Before you can build the application, you need to set up a Cassandra database. Apache Cassandra is an open-source NoSQL data store optimized for fast reads and fast writes in large datasets. In the next subsections, you can choose between using DataStax Astra DB Cassandra-as-a-Service or running it locally on a Docker container. This guide will describe using the free tier of DataStax Astra Cassandra-as-a-Service so you can create and store data in your Cassandra database in a matter of minutes.

Add the following properties in your application.properties (src/main/resources/application.properties) to configure Spring Data Cassandra:

spring.data.cassandra.schema-action=CREATE_IF_NOT_EXISTS
spring.data.cassandra.request.timeout=10s
spring.data.cassandra.connection.connect-timeout=10s
spring.data.cassandra.connection.init-query-timeout=10s

The spring.data.cassandra.schema-action property defines the schema action to take at startup and can be none, create, create-if-not-exists, recreate or recreate-drop-unused. We’ll be using create-if-not-exists to create the required schema. See the documentation for details.

Note
It is a good security practice to set this to none in production, to avoid the creation / recreation of the database at startup.

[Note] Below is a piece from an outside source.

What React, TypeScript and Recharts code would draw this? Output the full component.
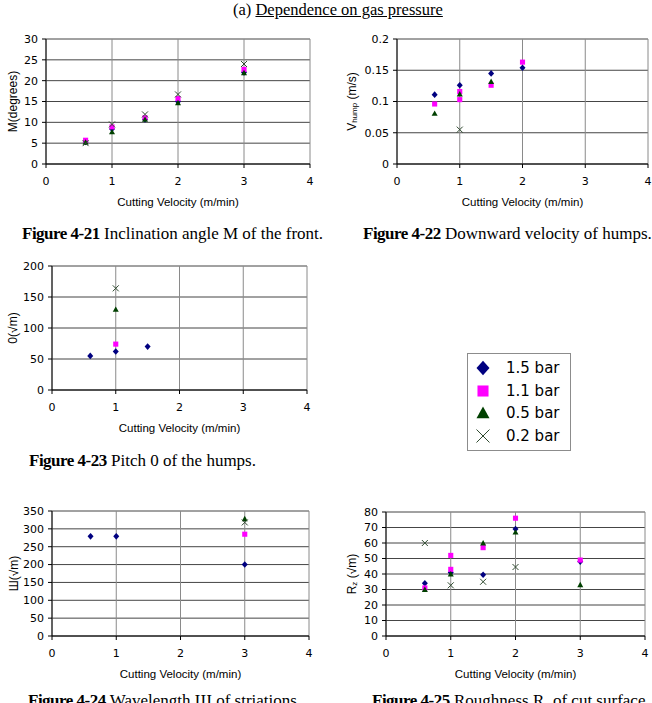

We will also be increasing the default timeouts which might be needed when first creating the schema or with slow remote network connections.

Astra DB Setup

To use a managed database, you can use the rebust free tier of DataStax Astra DB Cassandra-as-a-Service. It will scale to zero when unused. Follow the instructions in the following link to create a database and keystore named spring_cassandra.

The Spring Boot Astra starter will pull in and autoconfigure all the required dependencies, add it to your pom.xml:

<dependency>
	<groupId>com.datastax.astra</groupId>
	<artifactId>astra-spring-boot-starter</artifactId>
	<version>0.1.13</version>
</dependency>
Note
For Gradle, add implementation 'com.datastax.astra:astra-spring-boot-starter:0.1.13' to your build.gradle

The Astra auto-configuration needs the configuration to connect to our cloud database:

  • Define the credentials: client ID, client secret and application token.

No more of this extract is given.